Table 3 shows the F1 score of each model by thresholding the synergy scores. The Extremely Randomized Trees model achieves the highest F1 score of 0.954 with a threshold of ±20. As the threshold increases, performance tends to improve. The Extremely Randomized Trees model achieves the best performance for the thresholds of 0, ±15, and ±20. Compared with the baseline model [8], our pipeline based on the Extremely Randomized Trees model improves the performance by 8.7%.

Table 3 Prediction evaluation results (F1 score)

Synergistic rule generation: a qualitative analysis

In addition to the quantitative analysis of our pipeline’s performance, we also conducted a qualitative evaluation. For the qualitative evaluation, we use combinations of feature conditions and construct rules to predict synergism. Although the Extremely Randomized Trees model achieves the best performance, it randomly selects features when it splits, which makes it difficult to interpret the results. For this reason, we choose the Random Forest model because its results are easy to interpret. We extract frequent decision paths generated by the Random Forest model and inspect the paths for predicting synergism. We generate four potential synergistic rules from the paths and report them in Table 4.

Table 4 Synergistic rules

The most significant synergistic rule is about that a chemotherapy drug(represented as DNA) combined with an mTOR-targeting drug is synergistic when HES5 is underexpressed. The Random Forest model predicts samples that satisfy these constraints as synergy. The average synergy score of the positive samples (i.e., mTOR inhibitor + chemotherapy for cells with HES5 underexpression) is 23.055. Conversely, the average synergy score of the negative samples (i.e., mTOR inhibitor + chemotherapy for cells with no HES5 underexpression) is 8.651 which is 14.4 lower than the score of the positive samples (p-value= 1.3e−10). Down-regulation of HES5 indicates inactivated Notch signaling and results in sensitive response to a chemotherapy drug [24]. Inactivated Notch signaling is also involved in the down-regulation of mTOR [25]. Thus, it seems that the mTOR inhibitor and underexpressed HES5 enhance the efficacy of chemotherapy by double-blocking mTOR.

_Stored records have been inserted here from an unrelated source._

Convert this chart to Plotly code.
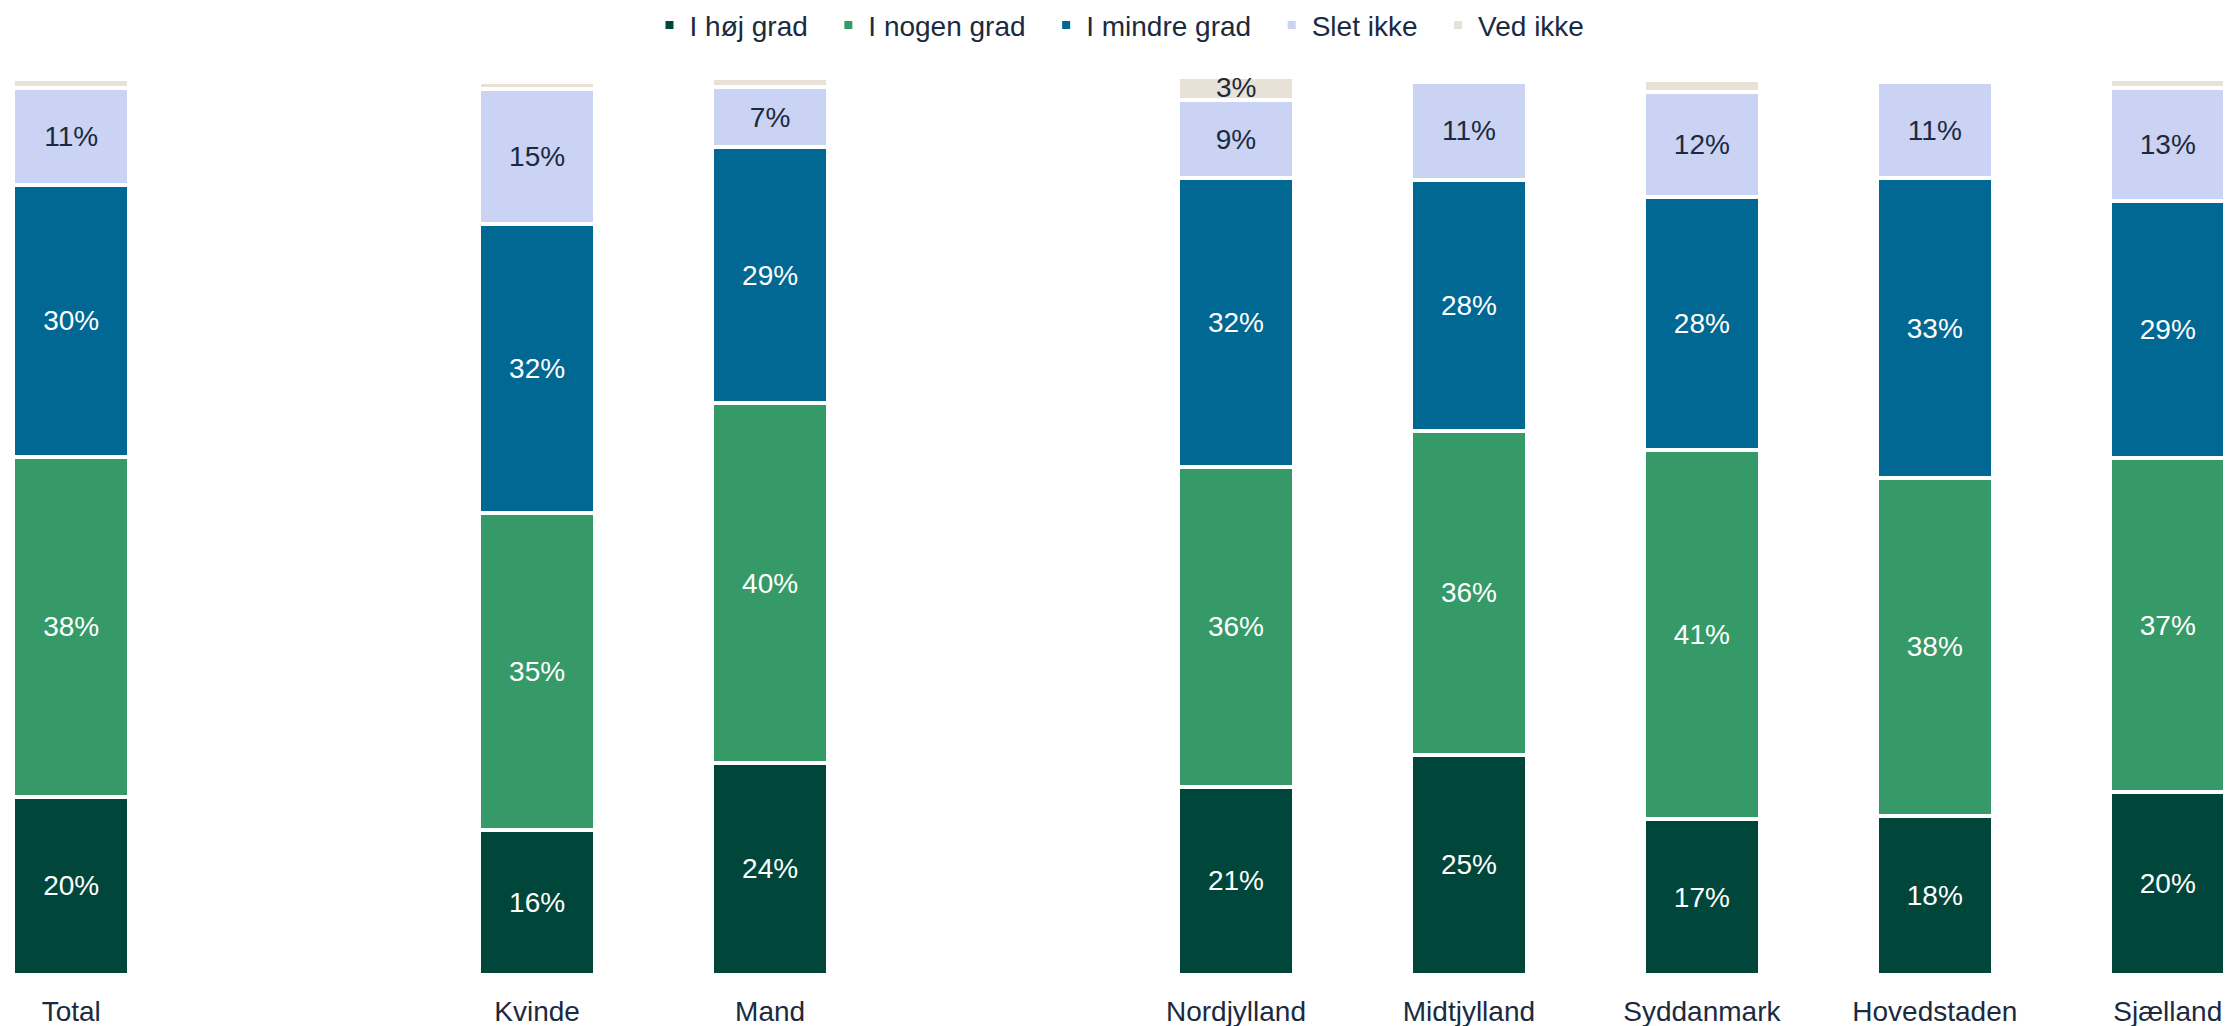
import plotly.graph_objects as go

categories = ["Total", " ", "Kvinde", "Mand", "  ", "Nordjylland", "Midtjylland",
              "Syddanmark", "Hovedstaden", "Sjælland"]
series_names = ["I høj grad", "I nogen grad", "I mindre grad", "Slet ikke", "Ved ikke"]
hoej_grad = [19.9, None, 16.2, 23.7, None, 21.0, 24.6, 17.4, 17.8, 20.4]
nogen_grad = [37.9, None, 35.4, 40.1, None, 35.7, 36.1, 41.2, 37.7, 37.3]
mindre_grad = [30.4, None, 32.2, 28.6, None, 32.2, 28.0, 28.2, 33.4, 28.7]
slet_ikke = [10.8, None, 15.1, 6.7, None, 8.8, 11.0, 11.8, 10.8, 12.6]
ved_ikke = [1.0, None, 0.8, 1.0, None, 2.6, 0.3, 1.3, 0.0, 1.0]

series_values = [hoej_grad, nogen_grad, mindre_grad, slet_ikke, ved_ikke]
colors = ["#00463a", "#359a68", "#006892", "#cad3f3", "#e7e1d6"]
text_colors = ["#ffffff", "#ffffff", "#ffffff", "#1b2a3f", "#1b2a3f"]

FONT = "Liberation Sans"
DARK = "#1b2a3f"
PAD = "\u00a0\u00a0"

fig = go.Figure()
n_series = len(series_names)
for k, (name, vals, col, tcol) in enumerate(zip(series_names, series_values, colors, text_colors)):
    is_top = k == n_series - 1
    labels = ["" if (v is None or v < 2 or is_top) else f"{v:.0f}%" for v in vals]
    fig.add_trace(go.Bar(
        name=name if is_top else name + PAD,
        x=categories,
        y=vals,
        text=labels,
        texttemplate="%{text}",
        textposition="inside",
        insidetextanchor="middle",
        textangle=0,
        constraintext="none",
        textfont=dict(family=FONT, size=28, color=tcol),
        marker=dict(color=col, line=dict(color="#ffffff", width=4)),
        width=0.5,
        cliponaxis=False,
        hoverinfo="skip",
    ))

# labels for the thin top segment (too small for plotly's inside text)
for i, cat in enumerate(categories):
    v = ved_ikke[i]
    if v is None or v < 2:
        continue
    below = sum(s[i] for s in series_values[:-1])
    fig.add_annotation(
        x=cat, y=below + v / 2, xref="x", yref="y",
        text=f"{v:.0f}%", showarrow=False,
        font=dict(family=FONT, size=28, color=text_colors[-1]),
        xanchor="center", yanchor="middle",
    )

fig.update_layout(
    barmode="stack",
    width=2223,
    height=1018,
    margin=dict(l=5, r=5, t=71, b=51, autoexpand=False),
    paper_bgcolor="#ffffff",
    plot_bgcolor="#ffffff",
    font=dict(family=FONT, size=28, color=DARK),
    showlegend=True,
    legend=dict(
        orientation="h",
        xref="container", yref="container",
        x=0.5, xanchor="center",
        y=0.983, yanchor="middle",
        font=dict(family=FONT, size=28, color=DARK),
        traceorder="normal",
    ),
    xaxis=dict(
        type="category",
        categoryorder="array",
        categoryarray=categories,
        range=[-0.25, 9.25],
        showgrid=False, showline=False, zeroline=False, ticks="",
        ticklabelstandoff=17,
        tickfont=dict(family=FONT, size=28, color=DARK),
    ),
    yaxis=dict(
        range=[0, 100],
        visible=False,
        showgrid=False, zeroline=False,
    ),
)

fig.write_html("out.html")
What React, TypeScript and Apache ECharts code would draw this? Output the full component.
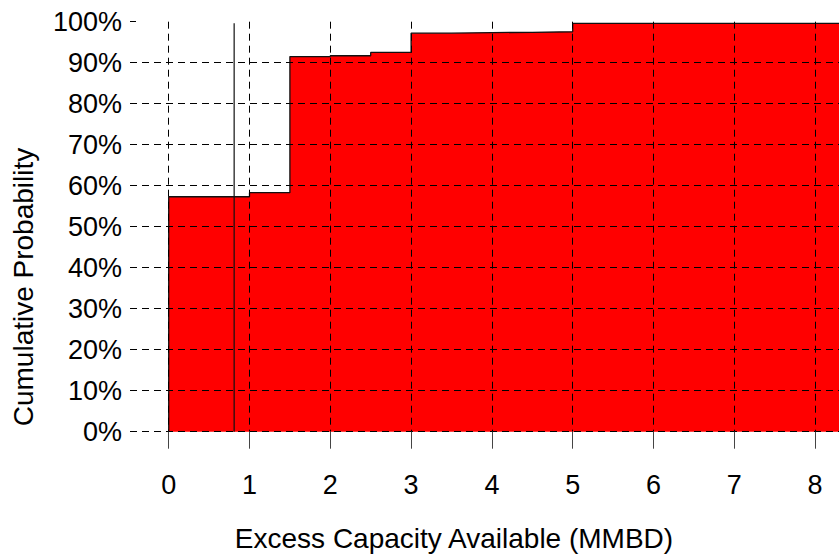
import React, { useEffect, useRef } from "react";
import * as echarts from "echarts";

// Step points of the cumulative distribution (x in MMBD, y as probability)
const stepX = [0, 0, 1, 1.5, 2, 2.5, 3, 3.5, 4, 4.5, 5, 8.4];
const stepY = [0, 0.573, 0.583, 0.915, 0.917, 0.925, 0.972, 0.9735, 0.974, 0.9755, 0.996, 0.996];

// Vertical marker line
const markerX = 0.81;
const markerTop = 0.996;

// Tick values
const xTicks = [0, 1, 2, 3, 4, 5, 6, 7, 8];
const yLabelValues = [0, 0.1, 0.2, 0.3, 0.4, 0.5, 0.6, 0.7, 0.8, 0.9, 1];
const yGridValues = [0, 0.1, 0.2, 0.3, 0.4, 0.5, 0.6, 0.7, 0.8, 0.9];

const xTitle = "Excess Capacity Available (MMBD)";
const yTitle = "Cumulative Probability";

const FONT = '"Liberation Sans", Arial, sans-serif';

export default function App() {
  const ref = useRef<HTMLDivElement>(null);

  useEffect(() => {
    document.body.style.margin = "0";
    if (!ref.current) return;
    const chart = echarts.init(ref.current, undefined, { renderer: "svg" });

    const stepData = stepX.map((x, i) => [x, stepY[i]]);
    const markerData = [
      [markerX, 0],
      [markerX, markerTop],
    ];

    const dash = { type: [7, 5] as any, color: "#000", width: 1 };

    chart.setOption({
      animation: false,
      backgroundColor: "#fff",
      textStyle: { fontFamily: FONT },
      grid: {
        left: 130,
        right: 0,
        top: 21.7,
        bottom: 123.3,
        containLabel: false,
        outerBoundsMode: "none",
      },
      xAxis: {
        type: "value",
        min: -0.479,
        max: 8.296,
        z: 5,
        axisLine: { show: false },
        axisTick: {
          show: true,
          customValues: xTicks,
          length: 17,
          lineStyle: { color: "#444", width: 1 },
        },
        axisLabel: {
          customValues: xTicks,
          margin: 40,
          fontSize: 27,
          color: "#000",
          fontFamily: FONT,
        },
        splitLine: { show: true, lineStyle: dash },
      },
      yAxis: [
        {
          type: "value",
          min: 0,
          max: 1,
          position: "left",
          z: 5,
          axisLine: { show: false },
          axisTick: { show: false, customValues: yGridValues },
          axisLabel: {
            customValues: yLabelValues,
            margin: 8,
            fontSize: 27,
            color: "#000",
            fontFamily: FONT,
            formatter: (v: number) => Math.round(v * 100) + "%",
          },
          splitLine: { show: true, lineStyle: dash },
        },
        {
          type: "value",
          min: 0,
          max: 1,
          interval: 0.1,
          position: "left",
          offset: 0,
          z: 5,
          axisLine: { show: false },
          axisLabel: { show: false },
          splitLine: { show: false },
          axisTick: {
            show: true,
            inside: true,
            length: 6,
            lineStyle: { color: "#000", width: 1 },
          },
        },
      ],
      series: [
        {
          type: "line",
          step: "end",
          data: stepData,
          yAxisIndex: 0,
          symbol: "none",
          z: 2,
          lineStyle: { color: "#111", width: 1.3 },
          areaStyle: { color: "#ff0000", opacity: 1 },
        },
        {
          type: "line",
          data: markerData,
          yAxisIndex: 0,
          symbol: "none",
          z: 3,
          lineStyle: { color: "#111", width: 1.2 },
        },
      ],
      graphic: [
        {
          type: "text",
          x: 454,
          y: 538,
          style: {
            text: xTitle,
            font: `28px ${FONT}`,
            fill: "#000",
            align: "center",
            verticalAlign: "middle",
          },
        },
        {
          type: "text",
          x: 23,
          y: 287,
          rotation: Math.PI / 2,
          style: {
            text: yTitle,
            font: `28px ${FONT}`,
            fill: "#000",
            align: "center",
            verticalAlign: "middle",
          },
        },
      ],
    });

    return () => chart.dispose();
  }, []);

  return (
    <div
      ref={ref}
      style={{ position: "absolute", left: 0, top: 0, width: 839, height: 555 }}
    />
  );
}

In Table 4, we report three more potential synergistic rules which we could not find supporting evidence from the literature. These rules can become hypotheses and can be verified by wet lab experiments. If validated, these synergistic rules would be used as potential biomarkers for new drug combination therapy. This suggests that our pipeline can generate hypotheses in a completely data-driven way. As more drug screening data accumulates, our pipeline can automatically find more plausible hypotheses for drug combination biomarkers.

Conclusion

Synergistic drug combinations are different for each cell line. Therefore, we proposed a computational pipeline for personalized synergistic drug combination therapy discovery using unbiased high-throughput drug screening data. We generated a 1,028-dimensional feature vector to represent a sample’s genomic information such as mutations and expressions of genes in cancer-related pathways, and pharmacological information. The tree-based ensemble models achieved the best regression and classification performance. The correlation coefficient for the regression was 0.738 and the F1 score for the classification was 0.954. We demonstrated that our proposed model can be applied to patient samples in place of cells when it is employed in a clinical setting. We showed that our model can predict and prioritize the best drug combinations for patients using their genomic information. Finally, we generated synergistic rules from the frequent paths of the Random Forest model and validated the rules by literature survey. With further experiments, the discovered rules can be tested for biomarkers of drug combination therapies.